This is the first time that the role of AM during HPAIV H5N1 virus infection has been studied. This study shows that AM are more susceptible to HPAIV H5N1 infection than to seasonal H3N2 or pH1N1 virus infection but, that this infection results neither in virus production nor in an excessive immune response.
Macrophages cultured from monocytes do not respond the same way as AM to two out of three influenza viruses included in this study: there are significant differences between MM and AM in the percentages of cells infected, cytokine response and virus production after infection with HPAIV H5N1 and seasonal H3N2 virus. Therefore, MM are not suitable to study the interaction between AM and these influenza virus strains.
HPAIV H5N1 infected more AM than seasonal H3N2 or pH1N1 viruses, in both the ex vivo
lung cultures and in AM collected from BAL. This fits with the results of our virus attachment studies, in which HPAIV H5N1 attached more abundantly to AM than H3N2 virus 
and pH1N1 
. Infection of an AM likely hampers its protective function and, since approximately one AM is found in each alveolus 
, this could lead to substantial loss of protection in the alveoli.
HPAIV H5N1 infection in AM did not result in significantly higher induction of TNF-alpha mRNA compared to seasonal H3N2 or pH1N1 virus. This is in contrast with the significantly higher TNF-alpha mRNA levels in MM after HPAIV H5N1 virus infection compared to seasonal H3N2 and pH1N1 virus infection observed in our and previous studies 
. The observed difference in TNF-alpha induction can likely be explained by the activation phenotype of AM compared to that of MM. MM represent classical activated macrophages, while AM are alternative activated or deactivated macrophages. LPS is known to induce TNF-alpha production in classically activated macrophages but not in alternatively activated macrophages 
. The inhibited TNF-alpha induction of AM in this study fits with their alternatively activated phenotype. This inhibition of TNF-alpha induction in alternatively activated macrophages is thought to be regulated by the p50 subunit of NF-κB 
TNF-alpha, and the cascade it induces, is known to attract neutrophils and other leukocytes in the lung and is thought to play an important role in the pathogenesis of acute respiratory distress syndrome and multiple organ dysfunction syndrome 
. The lack of excessive TNF-alpha induction in AM after infection with the HPAIV H5N1 strain used in this study might indicate that, in contrast to previous conclusions based on studies with MM, the AM does not contribute to the excessive immune response after HPAIV H5N1 infections.
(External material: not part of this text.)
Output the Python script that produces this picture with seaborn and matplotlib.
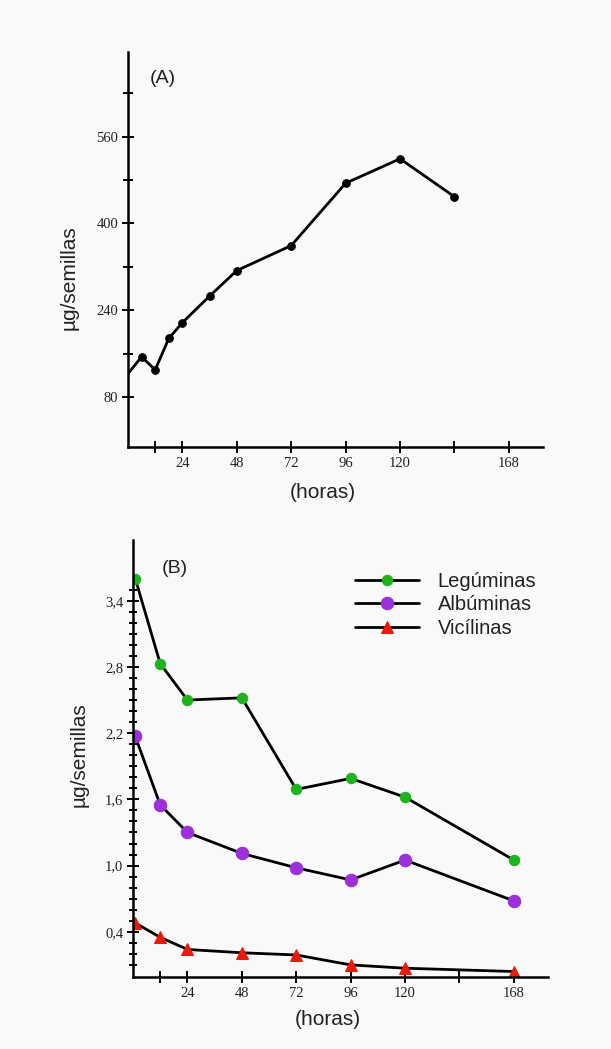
import seaborn as sns
import pandas as pd
import numpy as np
import matplotlib.pyplot as plt
from matplotlib.legend_handler import HandlerLine2D

#----- Data -----
horas_a = [0, 6, 12, 18, 24, 36, 48, 72, 96, 120, 144]
proteina_a = [123, 154, 130, 188, 217, 266, 313, 359, 474, 519, 449]

horas_b = [1, 12, 24, 48, 72, 96, 120, 168]
leguminas = [3.60, 2.83, 2.50, 2.52, 1.69, 1.79, 1.62, 1.05]
albuminas = [2.17, 1.55, 1.30, 1.11, 0.98, 0.87, 1.05, 0.68]
vicilinas = [0.48, 0.35, 0.24, 0.21, 0.19, 0.10, 0.07, 0.04]

xticks_lab = [24, 48, 72, 96, 120, 168]
xticks_min = [12, 144]
yticks_a = [80, 240, 400, 560]
yticks_b = [0.4, 1.0, 1.6, 2.2, 2.8, 3.4]
yticks_b_lab = ["0,4", "1,0", "1,6", "2,2", "2,8", "3,4"]

df_a = pd.DataFrame({"horas": horas_a, "valor": proteina_a})
df_b = pd.DataFrame({"horas": horas_b, "Legúminas": leguminas,
                     "Albúminas": albuminas, "Vicílinas": vicilinas})

sns.set_style("white")
plt.rcParams['font.family'] = ['Liberation Sans', 'DejaVu Sans']
bg = "#f9f9f9"
txt = "#222222"


class EndMarkerHandler(HandlerLine2D):
    # put the marker at the right end of the legend line
    def get_xdata(self, legend, xdescent, ydescent, width, height, fontsize):
        xdata = np.array([-xdescent, -xdescent + width])
        return xdata, np.array([-xdescent + width])


def style_axes(ax):
    ax.set_facecolor(bg)
    for s in ["top", "right"]:
        ax.spines[s].set_visible(False)
    for s in ["left", "bottom"]:
        ax.spines[s].set_color("black")
        ax.spines[s].set_linewidth(1.8)
    ax.set_xticks(xticks_lab)
    ax.set_xticklabels([str(t) for t in xticks_lab], family="Liberation Serif", fontsize=10.5)
    ax.set_xticks(xticks_min, minor=True)
    ax.tick_params(which="both", bottom=True, left=True, direction="inout",
                   length=8, width=1.4, color="black", pad=3, labelcolor=txt)
    ax.tick_params(axis="y", which="minor", length=7)
    ax.set_xlim(0, 183)
    ax.set_xlabel("(horas)", fontsize=15, color=txt)
    ax.set_ylabel("µg/semillas", fontsize=15, color=txt)


fig = plt.figure(figsize=(6.11, 10.49), dpi=100)
fig.patch.set_facecolor(bg)

#----- Panel A -----
ax1 = fig.add_axes([0.2095, 0.574, 0.679, 0.376])
sns.lineplot(data=df_a, x="horas", y="valor", ax=ax1, color="black", linewidth=2,
             marker="o", markersize=5.5, markeredgecolor="black",
             markevery=list(range(1, len(horas_a))))
style_axes(ax1)
ax1.set_ylim(-12, 715)
ax1.set_yticks(yticks_a)
ax1.set_yticklabels([str(t) for t in yticks_a], family="Liberation Serif", fontsize=10.5)
ax1.set_yticks([160, 320, 480, 640], minor=True)
ax1.yaxis.set_label_coords(-0.118, 0.43)
ax1.xaxis.set_label_coords(0.47, -0.092)
ax1.text(0.053, 0.955, "(A)", transform=ax1.transAxes, fontsize=14, color=txt, va="top")

#----- Panel B -----
ax2 = fig.add_axes([0.2177, 0.0686, 0.679, 0.4166])
series = [("Legúminas", "o", "#1db31d", 7.5),
          ("Albúminas", "o", "#9b30d9", 9),
          ("Vicílinas", "^", "#e81a0c", 8.5)]
handles = []
for name, mk, col, ms in series:
    sns.lineplot(data=df_b, x="horas", y=name, ax=ax2, color="black", linewidth=2,
                 marker=mk, markersize=ms, markerfacecolor=col, markeredgecolor=col)
    handles.append(ax2.get_lines()[-1])
style_axes(ax2)
ax2.set_ylim(-0.01, 3.95)
ax2.set_yticks(yticks_b)
ax2.set_yticklabels(yticks_b_lab, family="Liberation Serif", fontsize=10.5)
ax2.set_yticks([round(v * 0.1, 1) for v in range(1, 36) if v % 6 != 4], minor=True)
ax2.tick_params(axis="y", which="minor", length=6)
ax2.yaxis.set_label_coords(-0.106, 0.508)
ax2.xaxis.set_label_coords(0.47, -0.076)
ax2.text(0.07, 0.955, "(B)", transform=ax2.transAxes, fontsize=14, color=txt, va="top")
ax2.legend(handles, [s[0] for s in series], loc="upper left", bbox_to_anchor=(0.535, 0.927),
           frameon=False, fontsize=14.5, handlelength=3.2, handletextpad=0.9,
           labelspacing=0.22, borderpad=0, borderaxespad=0, labelcolor=txt,
           handler_map={h: EndMarkerHandler() for h in handles})

plt.savefig("out.png", dpi=100, facecolor=bg)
The lack of virus production in AM after infection with influenza viruses included in this study corresponds with a previous study in which no virus release in AM was detected after infection with a seasonal H1N1 or H3N2 virus 
. The lack of significant virus production indicates that AM do not release high numbers of new virus particles and thereby do not contribute to a productive infection in the human alveolus.
During influenza virus pneumonia, there is an influx of a variety of leukocytes, including monocytes 
. The monocytes that enter the alveoli during influenza virus pneumonia most likely respond differently than resident AM. We cannot exclude that these monocytes will respond in a similar way as MM, with high percentages of cells infected, a productive infection and the induction of TNF-alpha. Unfortunately, the interaction between monocytes and influenza virus has never been studied, so their role remains to be elucidated.
Interestingly, macrophages that were cultured in the presence of GM-CSF, resembled AM in shape, but differed in their response to influenza virus infection. In fact, the percentages of cells infected of GM-MM resembled that of the MM more closely. Although GM-CSF is abundantly present in the human alveolus and is thought to be responsible for the AM phenotype 
, addition of GM-CSF was not sufficient to transform the phenotype of monocytes to that of AM, with respect to their response to influenza virus infections. It is likely that other factors present in the alveolus are required for this transformation.
Overall, the pH1N1 virus used in this study did not infect high percentages of either AM or MM. Even compared to seasonal H3N2 virus, pH1N1 virus infected lower percentages of cells. Whether this is a unique feature of pH1N1 virus or a common feature of pandemic influenza viruses remains to be determined. Overall, this observation fits with the relatively mild disease caused by pH1N1 virus infection 
In conclusion, we have shown that the MM are unsuitable to study the interaction between AM and these influenza virus strains, which might be due to their difference in phenotype; alternatively activated versus classically activated. In contrast to MM, AM do not induce excessive TNF-alpha after HPAIV H5N1 infection. However, AM are more abundantly infected by HPAIV H5N1 than by seasonal H3N2 virus or pH1N1 virus. We speculate that this relatively high percentage of AM infection by HPAIV H5N1 may contribute to the unusual high pathogenicity of HPAIV H5N1 for the human lung.